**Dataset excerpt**
- - - - - - -
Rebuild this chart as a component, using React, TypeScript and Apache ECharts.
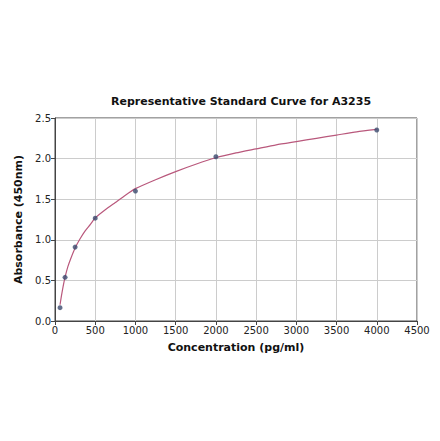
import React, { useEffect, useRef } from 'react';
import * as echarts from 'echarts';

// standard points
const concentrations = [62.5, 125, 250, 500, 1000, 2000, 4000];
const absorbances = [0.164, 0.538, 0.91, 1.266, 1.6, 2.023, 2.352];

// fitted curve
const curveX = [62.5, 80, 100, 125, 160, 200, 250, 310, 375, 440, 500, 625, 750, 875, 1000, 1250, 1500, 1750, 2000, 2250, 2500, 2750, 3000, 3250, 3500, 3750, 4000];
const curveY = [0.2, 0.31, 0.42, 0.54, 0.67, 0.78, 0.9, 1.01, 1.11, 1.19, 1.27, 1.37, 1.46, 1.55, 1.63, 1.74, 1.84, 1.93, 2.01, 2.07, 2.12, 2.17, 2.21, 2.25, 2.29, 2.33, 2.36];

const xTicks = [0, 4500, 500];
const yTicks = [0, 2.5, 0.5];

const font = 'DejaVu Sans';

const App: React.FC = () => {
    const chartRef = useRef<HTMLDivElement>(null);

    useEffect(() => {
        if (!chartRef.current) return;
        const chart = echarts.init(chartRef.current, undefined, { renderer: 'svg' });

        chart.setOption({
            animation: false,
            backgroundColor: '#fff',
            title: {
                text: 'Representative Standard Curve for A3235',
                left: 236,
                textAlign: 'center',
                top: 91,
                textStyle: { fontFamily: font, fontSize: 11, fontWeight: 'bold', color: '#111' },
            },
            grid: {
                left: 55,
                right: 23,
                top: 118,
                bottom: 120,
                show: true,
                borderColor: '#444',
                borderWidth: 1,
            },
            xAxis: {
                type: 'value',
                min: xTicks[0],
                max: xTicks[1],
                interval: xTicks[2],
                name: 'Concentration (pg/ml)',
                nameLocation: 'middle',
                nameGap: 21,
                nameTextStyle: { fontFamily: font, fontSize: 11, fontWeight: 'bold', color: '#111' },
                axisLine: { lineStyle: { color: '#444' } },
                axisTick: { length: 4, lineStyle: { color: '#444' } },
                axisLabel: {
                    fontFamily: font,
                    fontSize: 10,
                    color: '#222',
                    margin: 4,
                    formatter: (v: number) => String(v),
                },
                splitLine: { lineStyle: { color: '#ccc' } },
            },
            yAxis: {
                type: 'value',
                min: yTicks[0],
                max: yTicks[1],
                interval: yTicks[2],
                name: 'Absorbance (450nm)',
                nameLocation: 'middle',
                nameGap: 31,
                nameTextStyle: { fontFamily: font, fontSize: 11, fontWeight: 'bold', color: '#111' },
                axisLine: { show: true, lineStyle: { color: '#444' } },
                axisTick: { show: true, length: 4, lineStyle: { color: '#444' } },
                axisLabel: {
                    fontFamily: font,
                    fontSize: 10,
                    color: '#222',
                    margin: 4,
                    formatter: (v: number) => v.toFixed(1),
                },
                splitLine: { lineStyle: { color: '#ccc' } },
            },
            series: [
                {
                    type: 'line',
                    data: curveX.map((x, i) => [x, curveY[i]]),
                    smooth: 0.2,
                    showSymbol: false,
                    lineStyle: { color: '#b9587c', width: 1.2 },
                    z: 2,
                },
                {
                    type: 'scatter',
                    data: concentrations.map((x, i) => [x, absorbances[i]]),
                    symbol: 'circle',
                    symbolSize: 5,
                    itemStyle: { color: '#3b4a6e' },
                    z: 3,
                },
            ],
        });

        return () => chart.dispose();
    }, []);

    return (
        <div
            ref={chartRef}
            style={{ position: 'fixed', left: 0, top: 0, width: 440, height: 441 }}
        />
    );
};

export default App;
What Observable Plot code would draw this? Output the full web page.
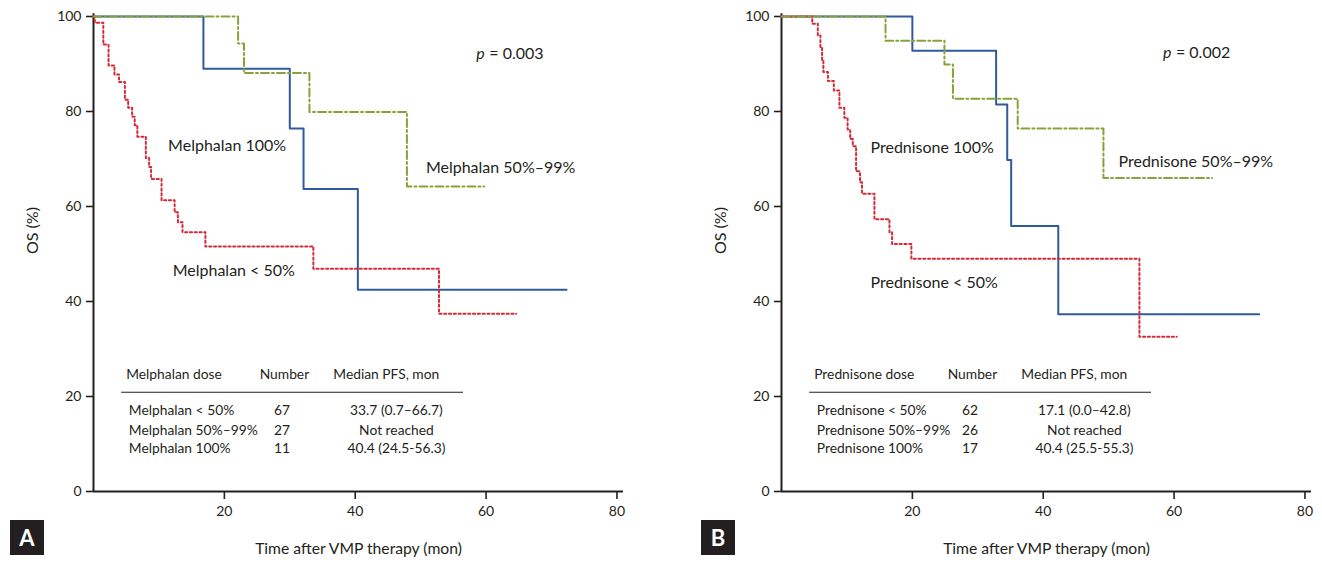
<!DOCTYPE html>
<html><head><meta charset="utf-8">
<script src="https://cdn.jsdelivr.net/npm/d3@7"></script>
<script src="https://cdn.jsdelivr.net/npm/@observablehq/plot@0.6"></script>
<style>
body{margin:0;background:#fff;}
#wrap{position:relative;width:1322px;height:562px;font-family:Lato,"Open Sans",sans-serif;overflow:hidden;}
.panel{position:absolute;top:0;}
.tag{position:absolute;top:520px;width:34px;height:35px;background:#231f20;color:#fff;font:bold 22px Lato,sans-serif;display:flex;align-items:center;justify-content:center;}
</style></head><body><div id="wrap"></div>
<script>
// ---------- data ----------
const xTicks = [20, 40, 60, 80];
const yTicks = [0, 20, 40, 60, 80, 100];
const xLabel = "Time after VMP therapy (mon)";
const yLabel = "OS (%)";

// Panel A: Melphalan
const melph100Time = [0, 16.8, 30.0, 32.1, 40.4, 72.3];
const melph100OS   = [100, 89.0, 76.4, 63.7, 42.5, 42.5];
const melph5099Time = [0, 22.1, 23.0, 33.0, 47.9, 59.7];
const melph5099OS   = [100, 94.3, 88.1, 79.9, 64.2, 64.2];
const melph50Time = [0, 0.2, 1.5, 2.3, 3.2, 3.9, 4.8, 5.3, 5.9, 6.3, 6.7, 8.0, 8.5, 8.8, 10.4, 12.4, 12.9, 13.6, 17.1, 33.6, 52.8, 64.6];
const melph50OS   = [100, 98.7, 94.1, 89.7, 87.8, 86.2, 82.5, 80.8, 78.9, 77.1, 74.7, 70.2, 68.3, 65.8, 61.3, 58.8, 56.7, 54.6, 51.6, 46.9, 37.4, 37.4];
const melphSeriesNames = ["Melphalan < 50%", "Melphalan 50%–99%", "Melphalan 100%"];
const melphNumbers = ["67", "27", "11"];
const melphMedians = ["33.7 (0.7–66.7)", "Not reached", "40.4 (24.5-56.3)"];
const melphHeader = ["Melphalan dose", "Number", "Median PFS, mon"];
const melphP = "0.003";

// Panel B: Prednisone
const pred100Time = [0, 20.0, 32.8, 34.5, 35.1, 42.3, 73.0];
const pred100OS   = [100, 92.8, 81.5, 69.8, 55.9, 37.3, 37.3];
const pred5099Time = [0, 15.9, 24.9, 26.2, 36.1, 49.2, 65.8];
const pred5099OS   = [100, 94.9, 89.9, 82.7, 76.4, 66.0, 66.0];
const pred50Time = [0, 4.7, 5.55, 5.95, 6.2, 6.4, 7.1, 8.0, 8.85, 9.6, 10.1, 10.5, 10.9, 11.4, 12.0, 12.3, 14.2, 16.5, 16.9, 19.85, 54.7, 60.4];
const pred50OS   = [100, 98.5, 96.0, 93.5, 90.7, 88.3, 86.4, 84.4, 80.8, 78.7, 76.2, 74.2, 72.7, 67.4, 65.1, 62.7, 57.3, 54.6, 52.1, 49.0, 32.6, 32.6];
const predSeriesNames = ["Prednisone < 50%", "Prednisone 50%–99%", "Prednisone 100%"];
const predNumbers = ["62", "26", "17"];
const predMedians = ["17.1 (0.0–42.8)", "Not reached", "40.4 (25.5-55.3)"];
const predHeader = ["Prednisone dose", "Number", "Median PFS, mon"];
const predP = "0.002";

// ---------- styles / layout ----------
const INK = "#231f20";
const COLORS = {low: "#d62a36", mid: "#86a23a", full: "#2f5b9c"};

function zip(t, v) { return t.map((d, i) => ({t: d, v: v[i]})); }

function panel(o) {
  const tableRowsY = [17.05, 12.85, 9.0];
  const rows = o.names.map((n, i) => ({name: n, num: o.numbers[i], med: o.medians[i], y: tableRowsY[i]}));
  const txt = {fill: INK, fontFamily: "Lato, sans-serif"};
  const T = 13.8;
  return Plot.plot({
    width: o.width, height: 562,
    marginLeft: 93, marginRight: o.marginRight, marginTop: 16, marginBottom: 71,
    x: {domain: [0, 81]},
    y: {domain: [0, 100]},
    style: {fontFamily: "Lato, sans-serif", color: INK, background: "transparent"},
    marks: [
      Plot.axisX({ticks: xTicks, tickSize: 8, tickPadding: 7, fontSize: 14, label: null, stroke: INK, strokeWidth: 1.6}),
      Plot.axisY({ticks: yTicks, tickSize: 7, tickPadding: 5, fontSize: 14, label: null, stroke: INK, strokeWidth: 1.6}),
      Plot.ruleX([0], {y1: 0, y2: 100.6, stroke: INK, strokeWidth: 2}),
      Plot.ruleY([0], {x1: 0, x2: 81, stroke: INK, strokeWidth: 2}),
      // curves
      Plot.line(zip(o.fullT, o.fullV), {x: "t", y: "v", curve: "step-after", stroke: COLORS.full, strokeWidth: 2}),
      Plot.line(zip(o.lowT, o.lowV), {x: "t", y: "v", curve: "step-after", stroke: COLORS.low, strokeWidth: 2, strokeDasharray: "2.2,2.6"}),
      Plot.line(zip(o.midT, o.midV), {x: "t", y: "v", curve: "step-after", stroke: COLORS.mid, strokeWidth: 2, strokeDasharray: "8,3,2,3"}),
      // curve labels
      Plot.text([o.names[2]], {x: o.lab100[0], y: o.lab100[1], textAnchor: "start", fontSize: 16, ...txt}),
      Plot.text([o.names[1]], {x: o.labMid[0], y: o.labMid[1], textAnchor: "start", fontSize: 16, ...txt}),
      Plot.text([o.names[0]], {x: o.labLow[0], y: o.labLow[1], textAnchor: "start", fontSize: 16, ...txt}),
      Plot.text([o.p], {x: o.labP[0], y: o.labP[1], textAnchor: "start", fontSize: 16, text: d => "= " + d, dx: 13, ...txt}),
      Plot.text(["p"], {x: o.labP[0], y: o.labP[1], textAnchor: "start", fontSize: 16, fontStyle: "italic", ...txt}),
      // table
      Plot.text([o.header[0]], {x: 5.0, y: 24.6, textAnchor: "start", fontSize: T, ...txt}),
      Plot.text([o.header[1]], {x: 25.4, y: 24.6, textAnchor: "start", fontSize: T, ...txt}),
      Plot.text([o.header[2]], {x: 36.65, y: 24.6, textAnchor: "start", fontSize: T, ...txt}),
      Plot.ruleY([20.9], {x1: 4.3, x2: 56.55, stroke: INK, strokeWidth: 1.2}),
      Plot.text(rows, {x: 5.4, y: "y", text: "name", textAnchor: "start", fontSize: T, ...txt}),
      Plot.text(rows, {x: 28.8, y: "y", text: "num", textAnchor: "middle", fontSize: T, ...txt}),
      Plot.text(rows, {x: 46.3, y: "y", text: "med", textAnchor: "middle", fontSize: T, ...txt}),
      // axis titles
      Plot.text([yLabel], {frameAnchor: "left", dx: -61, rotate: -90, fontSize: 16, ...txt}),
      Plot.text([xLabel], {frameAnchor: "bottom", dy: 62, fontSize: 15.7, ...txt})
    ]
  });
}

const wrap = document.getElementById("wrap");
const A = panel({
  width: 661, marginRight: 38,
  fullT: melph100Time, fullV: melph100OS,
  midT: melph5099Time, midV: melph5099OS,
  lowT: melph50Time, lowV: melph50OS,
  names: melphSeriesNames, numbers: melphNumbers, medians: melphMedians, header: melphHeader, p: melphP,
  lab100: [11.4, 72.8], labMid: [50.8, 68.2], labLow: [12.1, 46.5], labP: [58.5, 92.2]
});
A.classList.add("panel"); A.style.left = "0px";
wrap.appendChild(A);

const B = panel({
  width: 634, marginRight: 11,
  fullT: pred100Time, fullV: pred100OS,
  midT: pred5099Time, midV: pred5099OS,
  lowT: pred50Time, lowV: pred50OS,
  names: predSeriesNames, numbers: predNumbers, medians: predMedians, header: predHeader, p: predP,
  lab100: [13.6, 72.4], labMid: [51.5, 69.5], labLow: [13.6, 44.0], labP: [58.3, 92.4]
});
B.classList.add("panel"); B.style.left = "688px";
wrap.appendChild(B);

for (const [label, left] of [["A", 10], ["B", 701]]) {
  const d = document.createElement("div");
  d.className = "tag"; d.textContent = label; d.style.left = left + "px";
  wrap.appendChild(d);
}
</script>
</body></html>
- - - - - - -
**To be done**
Lines that hold the word "this" are the ones to return, every one of them.

**Response**
Rebuild this chart as a component, using React, TypeScript and Apache ECharts.
What Observable Plot code would draw this? Output the full web page.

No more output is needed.